Making and Enforcing Rules
Rules are essential for cooperative living in all groups, including families and classrooms. Yet, in many settings, rules are non-existent, unclear or inconsistent. Parents and other adults don't always know how to make and enforce rules for children. The following guidelines can be helpful.
- Rules are needed to protect the health, safety and individual rights of each family or group member. Avoid making rules to satisfy your own whims and preferences (e.g., don't ask too many questions).
- State rules in the positive. Tell children what they can do instead of what not to do.
- Give reasons for rules that can be understood by children. Remember: children are concrete thinkers and may not understand abstract concepts like honesty, justice or fair play.
- Make rules that are appropriate for the developmental age of the child. Children must have the knowledge and ability to live up to the expectations underlying a rule.
- Make rules simple, few in number and easy to remember.
- Rules must be enforceable. Specify fair and reasonable consequences for breaking the rules. Ask yourself: what am I going to do if my child breaks this rule? If you can't think of any concrete response, don't make the rule.
- Avoid changing or modifying rules too often. Although subject to review and somewhat flexible, rules generally should not be changed. If rules are unclear, constantly changing or uncertain, children will be confused and their behavior will reflect this.
- Put rules in writing and let kids see them.
- Follow the rules yourself. Many children and most teens point out double standards that undermine rules and your authority.
- Fair, calm and consistent enforcement of rules is absolutely essential. Without consistent enforcement, rules become meaningless. If you're unwilling or unsure how to enforce a rule, eliminate it.
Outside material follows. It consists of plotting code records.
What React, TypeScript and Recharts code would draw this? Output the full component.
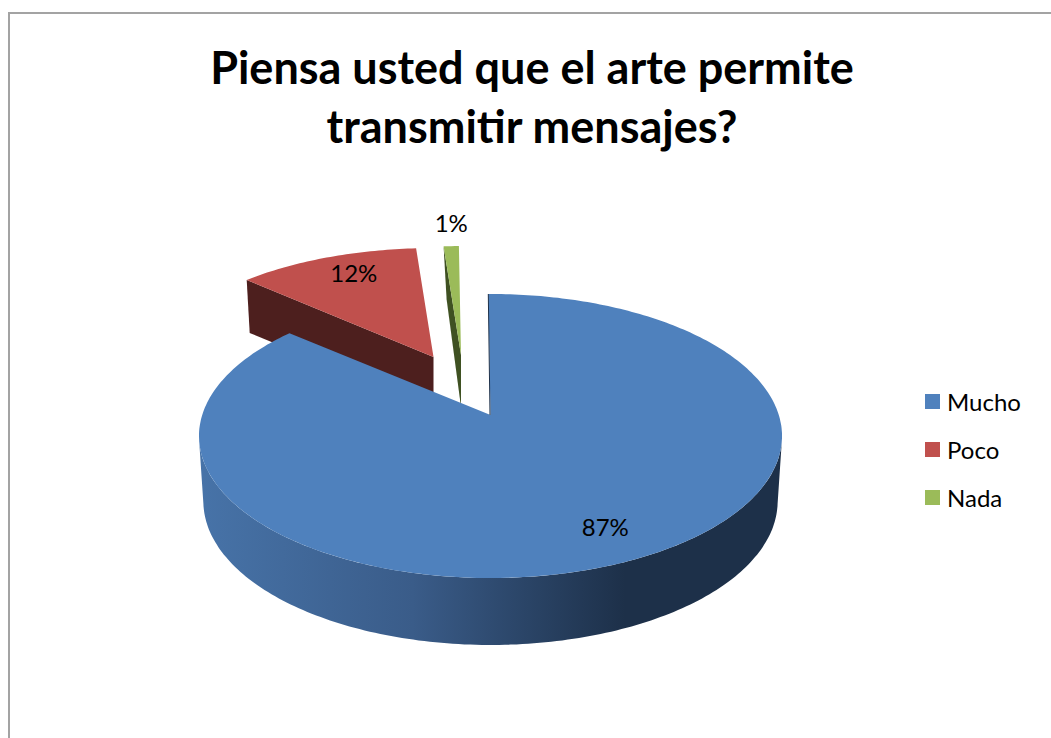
import { PieChart, Pie, Legend } from 'recharts'

const categories = ['Mucho', 'Poco', 'Nada']
const values = [87, 12, 1]
const topColors = ['#4f81bd', '#c0504d', '#9bbb59']
const cutColors = ['#1d3049', '#4d1f1e', '#3f5122']
const titleLines = ['Piensa usted que el arte permite', 'transmitir mensajes?']

const data = categories.map((name, i) => ({ name, value: values[i], fill: topColors[i] }))

// look of the tilted pie, fitted by eye
const PIE_X = 490.5
const PIE_Y = 415
const RADIUS = 288.3
const TILT = 138.9
const PERSPECTIVE = -0.1479
const BIG_SLICE_TRIM = 2.5 // the 3D view makes the big slice stop a bit short of its share
const EXPLODE: Record<string, { dx: number; dy: number; sx: number; sy: number }> = {
  Mucho: { dx: 0, dy: 0, sx: 1, sy: 1 },
  Poco: { dx: -57, dy: -58, sx: 0.97, sy: 0.9 },
  Nada: { dx: -29.5, dy: -60, sx: 0.97, sy: 0.9 },
}
const LABEL_SPOT: Record<string, { f: number; dx: number; dy: number }> = {
  Mucho: { f: 0.8, dx: 10, dy: -2 },
  Poco: { f: 0.75, dx: 3, dy: -8 },
  Nada: { f: 1, dx: 0, dy: -24 },
}
const FONT = 'Lato, sans-serif'

function project(name: string, angle: number, f = 1) {
  const e = EXPLODE[name]
  const rad = ((90 - angle) * Math.PI) / 180
  const u = Math.sin(rad) * f
  const v = -Math.cos(rad) * f
  const d = 1 + PERSPECTIVE * v
  return {
    x: PIE_X + e.dx + (RADIUS * u * e.sx) / d,
    y: PIE_Y + e.dy + (TILT * v * e.sy) / d,
  }
}

function rim(name: string, from: number, to: number) {
  const pts = []
  const steps = Math.max(2, Math.ceil(Math.abs(to - from)))
  for (let i = 0; i <= steps; i++) pts.push(project(name, from + ((to - from) * i) / steps))
  return pts
}

const toPath = (pts: { x: number; y: number }[]) =>
  pts.map((p, i) => `${i ? 'L' : 'M'}${p.x.toFixed(1)},${p.y.toFixed(1)}`).join(' ') + ' Z'

function BigSlice(props: any) {
  const { name, startAngle, endAngle } = props
  const apex = project(name, 0, 0)
  const top = rim(name, startAngle, endAngle + BIG_SLICE_TRIM)
  // front wall: between the widest points of the rim
  const front = rim(name, -9.5, -170.5)
  const lower = front.map((p) => ({
    x: PIE_X + (p.x - PIE_X) * 0.985,
    y: p.y + 65 + (p.y - PIE_Y) * 0.012,
  }))
  return (
    <g>
      <defs>
        <linearGradient id="wallBlue" gradientUnits="userSpaceOnUse" x1="200" y1="0" x2="625" y2="0">
          <stop offset="0%" stopColor="#4773a8" />
          <stop offset="50%" stopColor="#3a5c89" />
          <stop offset="100%" stopColor="#1d3049" />
        </linearGradient>
      </defs>
      <path d={toPath([...front, ...lower.reverse()])} fill="url(#wallBlue)" />
      <path d={toPath([apex, ...top])} fill={props.fill} />
      <path d={`M${top[0].x},${top[0].y} L${apex.x - 0.5},${apex.y}`} stroke={cutColors[0]} strokeWidth={1} fill="none" />
    </g>
  )
}

function SmallSlice(props: any) {
  const { name, startAngle, endAngle, fill } = props
  const apex = project(name, 0, 0)
  const top = rim(name, startAngle, endAngle)
  const cut = [apex, top[0], { x: top[0].x + 3, y: top[0].y + 53 }, { x: apex.x, y: apex.y + 52 }]
  return (
    <g>
      <path d={toPath(cut)} fill={cutColors[categories.indexOf(name)]} />
      <path d={toPath([apex, ...top])} fill={fill} />
    </g>
  )
}

function backShape(props: any) {
  return props.name === 'Mucho' ? <g /> : <SmallSlice {...props} />
}

function frontShape(props: any) {
  return props.name === 'Mucho' ? <BigSlice {...props} /> : <g />
}

function renderLabel(props: any) {
  const { name, midAngle, percent } = props
  const s = LABEL_SPOT[name]
  const p = project(name, midAngle, s.f)
  return (
    <text
      x={p.x + s.dx}
      y={p.y + s.dy}
      textAnchor="middle"
      dominantBaseline="central"
      fontFamily={FONT}
      fontSize={24}
      fill="#000"
    >
      {`${Math.round(percent * 100)}%`}
    </text>
  )
}

function renderLegend(props: any) {
  // both pies report their items, so keep one of each
  const payload = props.payload || []
  const items = categories.map((name) => payload.find((item: any) => item.value === name)).filter(Boolean)
  return (
    <div>
      {items.map((item: any) => (
        <div
          key={item.value}
          style={{ height: 48, display: 'flex', alignItems: 'center', fontFamily: FONT, fontSize: 24, color: '#000' }}
        >
          <span style={{ width: 15, height: 15, marginRight: 7, background: item.color, display: 'inline-block' }} />
          {item.value}
        </div>
      ))}
    </div>
  )
}

export default function App() {
  return (
    <div style={{ position: 'absolute', left: 0, top: 0, width: 1051, height: 738, overflow: 'hidden', background: '#fff' }}>
      <PieChart width={1051} height={738} margin={{ top: 0, right: 0, bottom: 0, left: 0 }}>
        <rect x={9} y={13} width={1200} height={900} fill="#fff" stroke="#a3a3a3" strokeWidth={2} />
        {titleLines.map((line, i) => (
          <text key={line} x={532} y={84 + i * 59} textAnchor="middle" fontFamily={FONT} fontSize={45} fontWeight={700} fill="#000">
            {line}
          </text>
        ))}
        <Pie
          data={data}
          dataKey="value"
          nameKey="name"
          cx={PIE_X}
          cy={PIE_Y}
          outerRadius={RADIUS}
          startAngle={90.5}
          endAngle={-269.5}
          stroke="none"
          shape={backShape}
          legendType="none"
          isAnimationActive={false}
        />
        <Pie
          data={data}
          dataKey="value"
          nameKey="name"
          cx={PIE_X}
          cy={PIE_Y}
          outerRadius={RADIUS}
          startAngle={90.5}
          endAngle={-269.5}
          stroke="none"
          shape={frontShape}
          label={renderLabel}
          labelLine={false}
          legendType="square"
          isAnimationActive={false}
        />
        <Legend
          layout="vertical"
          align="right"
          verticalAlign="top"
          content={renderLegend}
          wrapperStyle={{ left: 925, top: 377, width: 126, right: 'auto', bottom: 'auto' }}
        />
      </PieChart>
    </div>
  )
}
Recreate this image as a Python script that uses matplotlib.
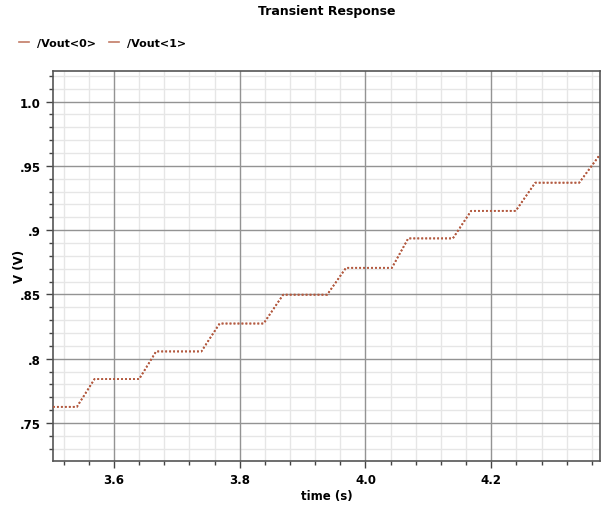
import matplotlib
matplotlib.use("Agg")
import matplotlib.pyplot as plt
from matplotlib.lines import Line2D
from matplotlib.ticker import FixedLocator

# step waveform (time in s, voltage in V)
t_vout0 = [3.503, 3.541, 3.569, 3.640, 3.667, 3.739, 3.768, 3.838, 3.869, 3.939,
           3.969, 4.042, 4.068, 4.139, 4.168, 4.239, 4.270, 4.340, 4.373]
v_vout0 = [0.7626, 0.7626, 0.7842, 0.7842, 0.8057, 0.8057, 0.8274, 0.8274, 0.8498, 0.8498,
           0.8707, 0.8707, 0.8936, 0.8936, 0.9150, 0.9150, 0.9369, 0.9369, 0.9588]
t_vout1 = list(t_vout0)
v_vout1 = list(v_vout0)

series_names = ["/Vout<0>", "/Vout<1>"]
x_ticks = [3.6, 3.8, 4.0, 4.2]
x_labels = ["3.6", "3.8", "4.0", "4.2"]
y_ticks = [0.75, 0.8, 0.85, 0.9, 0.95, 1.0]
y_labels = [".75", ".8", ".85", ".9", ".95", "1.0"]

line_color = "#b35a40"
plt.rcParams["font.family"] = "DejaVu Sans"

fig = plt.figure(figsize=(6.09, 5.06), dpi=100)
ax = fig.add_axes([53/609, 1-462/506, (600-53)/609, (462-71.7)/506])

for t, v in [(t_vout0, v_vout0), (t_vout1, v_vout1)]:
    ax.plot(t, v, color=line_color, lw=1.3, linestyle=(0, (1, 1.2)), zorder=3)

ax.set_xlim(3.503, 4.373)
ax.set_ylim(0.7205, 1.024)

# minor positions, skipping the majors
x_minor = [round(3.52 + 0.04 * i, 2) for i in range(22)]
x_minor = [x for x in x_minor if min(abs(x - m) for m in x_ticks) > 1e-6]
y_minor = [round(0.72 + 0.01 * i, 2) for i in range(31)]
y_minor = [y for y in y_minor if min(abs(y - m) for m in y_ticks) > 1e-6]

ax.xaxis.set_major_locator(FixedLocator(x_ticks))
ax.xaxis.set_minor_locator(FixedLocator(x_minor))
ax.yaxis.set_major_locator(FixedLocator(y_ticks))
ax.yaxis.set_minor_locator(FixedLocator(y_minor))
ax.set_xticklabels(x_labels, fontweight="bold", fontsize=8.5)
ax.set_yticklabels(y_labels, fontweight="bold", fontsize=8.5)

# light minor grid underneath, darker major grid over it
for x in x_minor:
    ax.axvline(x, color="#e6e6e6", lw=1.0, zorder=0.2)
for y in y_minor:
    ax.axhline(y, color="#e6e6e6", lw=1.0, zorder=0.2)
ax.grid(which="major", color="#939393", lw=1.0)
ax.set_axisbelow(True)

ax.tick_params(which="major", direction="out", length=5, width=1, color="#444444", pad=4)
ax.tick_params(which="minor", direction="out", length=3, width=1, color="#444444")
ax.tick_params(top=False, right=False)
for side in ax.spines:
    ax.spines[side].set_color("#555555")
    ax.spines[side].set_linewidth(1.2)

ax.set_xlabel("time (s)", fontweight="bold", fontsize=8.5, labelpad=2)
ax.set_ylabel("V (V)", fontweight="bold", fontsize=8.5)
ax.yaxis.set_label_coords(-0.05, 0.5)

fig.text((53+600)/2/609, 1-12/506, "Transient Response", ha="center", va="center",
         fontweight="bold", fontsize=9)

handles = [Line2D([], [], color=line_color, lw=1.2, alpha=0.8) for _ in series_names]
fig.legend(handles, series_names, loc="center left", bbox_to_anchor=(0.015, 1-44/506),
           ncol=2, frameon=False, handlelength=0.9, handletextpad=0.7, columnspacing=1.2,
           prop={"weight": "bold", "size": 8})

fig.savefig("out.png", dpi=100)
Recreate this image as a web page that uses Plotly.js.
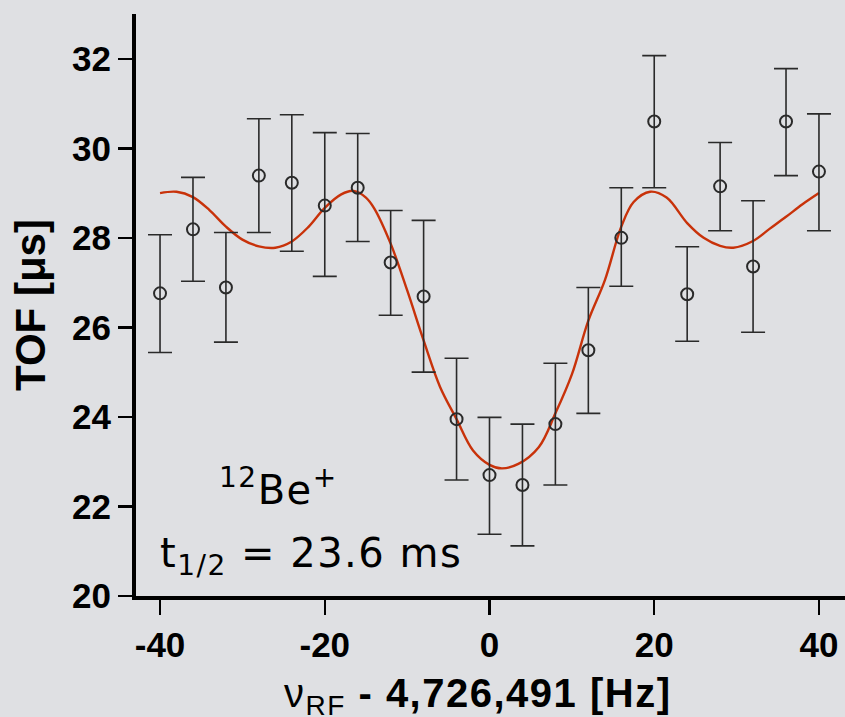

- Remind young children of the rules often. Ask them to state and explain the rule in their own words.
- Give children time to learn and conform to the rules.
- Expect children and teens to test rules. They test your authority for several reasons: they may be trying to assert their autonomy, think a rule unfair, or lack the self-control to deal with their own impulses and need the firm and consistent enforcement of rules to protect them from anti-social, unsafe or self-destructive tendencies.
- Every rule should have a consequence that is naturally or logically related to it. You may not always use the consequence when kids break rules, but there should always be one that can be applied.